Already by 1933 he had gathered around him a group of college students. He met them wherever he could, encouraging them to develop a passionate love of Jesus. He would go out for walks with them and often stop in a café called El Sotanillo (‘little basement’), where over cups of hot chocolate he would reveal his dreams of apostolate in the world. He advised them to read and meditate on books on the life and the passion of Our Lord, writing as a dedication in one of those books:
“ + Madrid, May 29, 1933 ...May you seek Christ ...May you find Christ ...May you love Christ.”
He invited the students to join him on visits to the needy and the sick, lending a hand with small acts of service. He organized catechism classes in the slum neighborhoods on the outskirts of the capital as a way of getting them to help the poor.

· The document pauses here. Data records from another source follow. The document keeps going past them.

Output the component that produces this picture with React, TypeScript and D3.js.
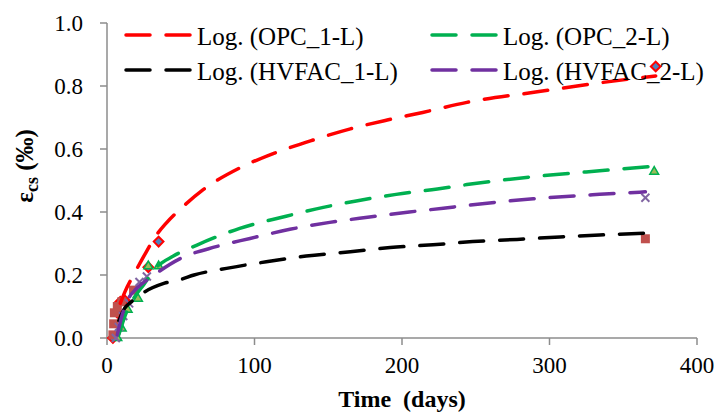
import React from 'react';
import * as d3 from 'd3';

// measured points (days, strain ‰)
const opc1Days = [4, 7, 9, 12, 28, 35, 372];
const opc1Vals = [0.0, 0.08, 0.115, 0.12, 0.225, 0.306, 0.862];
const opc2Days = [7, 10, 14, 21, 28, 35, 371];
const opc2Vals = [0.0, 0.03, 0.09, 0.125, 0.228, 0.228, 0.528];
const hv1Days = [4, 4.5, 5, 7, 10, 18, 365];
const hv1Vals = [0.01, 0.045, 0.08, 0.1, 0.115, 0.152, 0.315];
const hv2Days = [6, 8, 11, 15, 22, 27, 365];
const hv2Vals = [0.0, 0.035, 0.07, 0.11, 0.178, 0.195, 0.445];

// logarithmic trend lines
const opc1TrendDays = [9, 12, 18, 25, 34, 40, 52, 65, 90, 113, 140, 165, 190, 214, 244, 294, 334, 372];
const opc1TrendVals = [0.11, 0.145, 0.2, 0.26, 0.33, 0.364, 0.419, 0.47, 0.54, 0.586, 0.629, 0.664, 0.692, 0.716, 0.748, 0.783, 0.81, 0.832];
const opc2TrendDays = [8, 13, 18, 25, 33, 45, 61, 90, 120, 142, 169, 196, 224, 244, 289, 334, 370];
const opc2TrendVals = [0.01, 0.08, 0.125, 0.17, 0.222, 0.26, 0.295, 0.348, 0.385, 0.41, 0.435, 0.456, 0.473, 0.487, 0.512, 0.531, 0.545];
const hv1TrendDays = [8, 12, 16, 24, 39, 50, 59, 81, 108, 135, 165, 192, 221, 248, 278, 307, 334, 366];
const hv1TrendVals = [0.055, 0.095, 0.113, 0.142, 0.174, 0.186, 0.2, 0.221, 0.242, 0.26, 0.274, 0.287, 0.296, 0.306, 0.313, 0.321, 0.327, 0.333];
const hv2TrendDays = [7, 10, 14, 20, 29, 50, 74, 97, 124, 151, 178, 205, 228, 244, 289, 334, 365];
const hv2TrendVals = [0.01, 0.068, 0.12, 0.157, 0.19, 0.253, 0.29, 0.316, 0.345, 0.367, 0.384, 0.4, 0.412, 0.421, 0.442, 0.456, 0.464];

const legendLabels = ['Log. (OPC_1-L)', 'Log. (OPC_2-L)', 'Log. (HVFAC_1-L)', 'Log. (HVFAC_2-L)'];
const trendColors = ['#ff0000', '#00b050', '#000000', '#7030a0'];
const xTicks = [0, 100, 200, 300, 400];
const yTicks = [0, 0.2, 0.4, 0.6, 0.8, 1.0];

const W = 718;
const H = 414;
const FONT = '"Liberation Serif", "Times New Roman", serif';

const zip = (xs: number[], ys: number[]) => xs.map((x, i) => [x, ys[i]] as [number, number]);

export default function App() {
    const x = d3.scaleLinear().domain([0, 400]).range([107, 697]);
    const y = d3.scaleLinear().domain([0, 1]).range([338, 23]);

    const line = d3.line<[number, number]>()
        .x(d => x(d[0]))
        .y(d => y(d[1]))
        .curve(d3.curveMonotoneX);

    const trends = [
        zip(opc1TrendDays, opc1TrendVals),
        zip(opc2TrendDays, opc2TrendVals),
        zip(hv1TrendDays, hv1TrendVals),
        zip(hv2TrendDays, hv2TrendVals),
    ];

    const diamond = d3.symbol().type(d3.symbolDiamond2).size(60)();
    const triangle = d3.symbol().type(d3.symbolTriangle2).size(55)();

    const axisColor = '#8c8c8c';
    const dash = '24,16';

    // legend slots: two columns, two rows
    const legendPos = [
        { lx: 126, ly: 35 },
        { lx: 432, ly: 35 },
        { lx: 126, ly: 70 },
        { lx: 432, ly: 70 },
    ];

    return (
        <div>
            <style>{'body{margin:0}'}</style>
            <svg width={W} height={H} style={{ display: 'block', background: '#fff' }}>
                {/* axes */}
                <line x1={x(0)} x2={x(0)} y1={y(1)} y2={y(0)} stroke={axisColor} strokeWidth={1.5} />
                <line x1={x(0)} x2={x(400)} y1={y(0)} y2={y(0)} stroke={axisColor} strokeWidth={1.5} />
                {yTicks.map(t => (
                    <g key={'y' + t}>
                        <line x1={x(0) - 7} x2={x(0)} y1={y(t)} y2={y(t)} stroke={axisColor} strokeWidth={1.5} />
                        <text x={83} y={y(t)} dy="0.35em" textAnchor="end" fontFamily={FONT} fontSize={23}>
                            {t.toFixed(1)}
                        </text>
                    </g>
                ))}
                {xTicks.map(t => (
                    <g key={'x' + t}>
                        <line x1={x(t)} x2={x(t)} y1={y(0)} y2={y(0) + 7} stroke={axisColor} strokeWidth={1.5} />
                        <text x={x(t)} y={373} textAnchor="middle" fontFamily={FONT} fontSize={23}>
                            {t}
                        </text>
                    </g>
                ))}

                {/* axis titles */}
                <text x={402} y={407} textAnchor="middle" fontFamily={FONT} fontSize={24} fontWeight="bold" style={{ whiteSpace: 'pre' }}>
                    Time  (days)
                </text>
                <text transform="translate(33,166) rotate(-90)" textAnchor="middle" fontFamily={FONT} fontSize={25} fontWeight="bold" style={{ whiteSpace: 'pre' }}>
                    ε<tspan fontSize={18} dy={5}>cs</tspan><tspan dy={-5}> (‰)</tspan>
                </text>

                {/* markers */}
                {zip(opc1Days, opc1Vals).map((d, i) => (
                    <path key={'d' + i} d={diamond!} transform={`translate(${x(d[0])},${y(d[1])})`}
                        fill="#4f81bd" stroke="#ff0000" strokeWidth={2} />
                ))}
                {zip(opc2Days, opc2Vals).map((d, i) => (
                    <path key={'t' + i} d={triangle!} transform={`translate(${x(d[0])},${y(d[1])})`}
                        fill="#9bbb59" stroke="#00b050" strokeWidth={1.5} />
                ))}
                {zip(hv1Days, hv1Vals).map((d, i) => (
                    <rect key={'s' + i} x={x(d[0]) - 4.5} y={y(d[1]) - 4.5} width={9} height={9} fill="#c0504d" />
                ))}
                {zip(hv2Days, hv2Vals).map((d, i) => (
                    <g key={'x' + i} stroke="#8064a2" strokeWidth={2}>
                        <line x1={x(d[0]) - 4} x2={x(d[0]) + 4} y1={y(d[1]) - 4} y2={y(d[1]) + 4} />
                        <line x1={x(d[0]) - 4} x2={x(d[0]) + 4} y1={y(d[1]) + 4} y2={y(d[1]) - 4} />
                    </g>
                ))}

                {/* trend lines */}
                {trends.map((t, i) => (
                    <path key={'tr' + i} d={line(t) || ''} fill="none" stroke={trendColors[i]}
                        strokeWidth={3.5} strokeDasharray={dash} strokeLinecap="round" />
                ))}

                {/* legend */}
                {legendLabels.map((lab, i) => (
                    <g key={'lg' + i}>
                        <line x1={legendPos[i].lx} x2={legendPos[i].lx + 66} y1={legendPos[i].ly} y2={legendPos[i].ly}
                            stroke={trendColors[i]} strokeWidth={3.5} strokeDasharray={dash} strokeLinecap="round" />
                        <text x={legendPos[i].lx + 71} y={legendPos[i].ly + 10} fontFamily={FONT} fontSize={25}>
                            {lab}
                        </text>
                    </g>
                ))}
            </svg>
        </div>
    );
}
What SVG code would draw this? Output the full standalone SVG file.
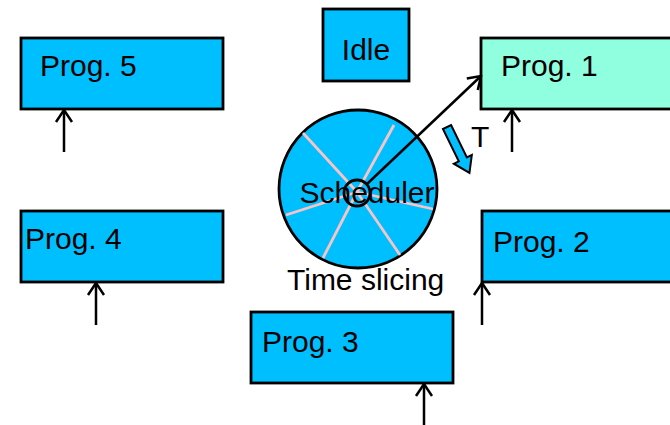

Finally the moment arrived to start courses of formation to transmit the spirit of the Work in a more systematic way. Many were invited to the first meeting at a shelter run by nuns. Only three made it. Content nonetheless, he brought them to the chapel afterwards for Eucharistic Benediction. “When I blessed those three . . . I saw three hundred, three hundred thousand, thirty million, three billion. . . . white, black, yellow, of all the colors, all the combinations that human love can produce. And I fell short because our Lord has been generous beyond my wildest dreams.”
God and Daring
In 1930, Isidoro Zorzano, a young engineer, a former schoolmate of Father Josemaría’s in Logroño, asked to be admitted to Opus Dei. Others followed suit. The founder felt the urgent need for a place for formation to provide unity and visibility. The apostolic instrument he had in mind would be a civil entity permeated with a Christian spirit. And so the DYA Academy was begun in 1933. Here supplementary classes in law and architecture were given in an apartment with a plaque on the door with these three letters on it, DYA, the Spanish initials for Derecho y Arquitectura (Law and Architecture). But for Father Josemaría and the students, the acronym also held a deeper significance: Dios y audacia (“God and daring”). And the daring was not lacking, since it ran on a shoe-string budget.
In reality it was more than an educational initiative. It was a place for the Christian formation of college students, who could also receive spiritual direction, a formation entirely aimed at personal identification with Christ. In the reception room, a black wooden cross (without our Lord) hung on the wall. If someone wondered what it meant, his explanation was “It is waiting for the crucified figure that it lacks, and that . . . has to be you.”
The first Students’ Residence
For the following academic year, Father Josemaría wanted to take another step forward: moving to a bigger place that would provide housing for some students. Humanly speaking the financial outlook was dismal. He got everyone to pray and entrusted the matter to God. And by the beginning of the semester they were already working away at the new DYA Academy Residence on Ferraz Street. Without miracles, with a lot of suffering, with a lot of prayer and a lot of faith. Deo omnis gloria! he prayed, “to God be all the glory.”
In December, 1934 he was named rector of the Royal Foundation of Saint Elizabeth, which included a convent founded by Saint Alonso de Orozco, of whose Augustinian nuns he was already chaplain.
In these years he began to draw up foundational documents: instructions and lengthy letters delineating the spirit and way of doing apostolate proper to Opus Dei for the generations to come. An example: “The Work of God comes to fulfill the will of God. Be convinced that Heaven is committed to seeing it accomplished. . . When our Lord God plans some work for the benefit of human beings, he first thinks of those he will use as his instruments . . . and gives them the necessary graces. This supernatural conviction of the divine nature of the enterprise will eventually give you such an intense enthusiasm and love for the Work that you will feel delighted to sacrifice yourselves to bring it to fulfillment.”
St Josemaria’s first book
The year 1934 also saw the publication of thoughts for meditation entitled Spiritual Considerations, which years later, with some additions and editing, would become The Way. These points aimed at renewing the Christian life of young people, students and workers, guiding them to a truly contemplative life.
In July, 1935, Álvaro del Portillo, a highly gifted engineering student, asked for admission to Opus Dei. He would become Escrivá’s closest collaborator and after the founder’s death would be elected to lead Opus Dei.
Meanwhile Spain suffered a series of crises of various sorts. Religious persecution by extremist groups became ever more bold and violent, with the burning of Churches and convents and the murder of priests and religious.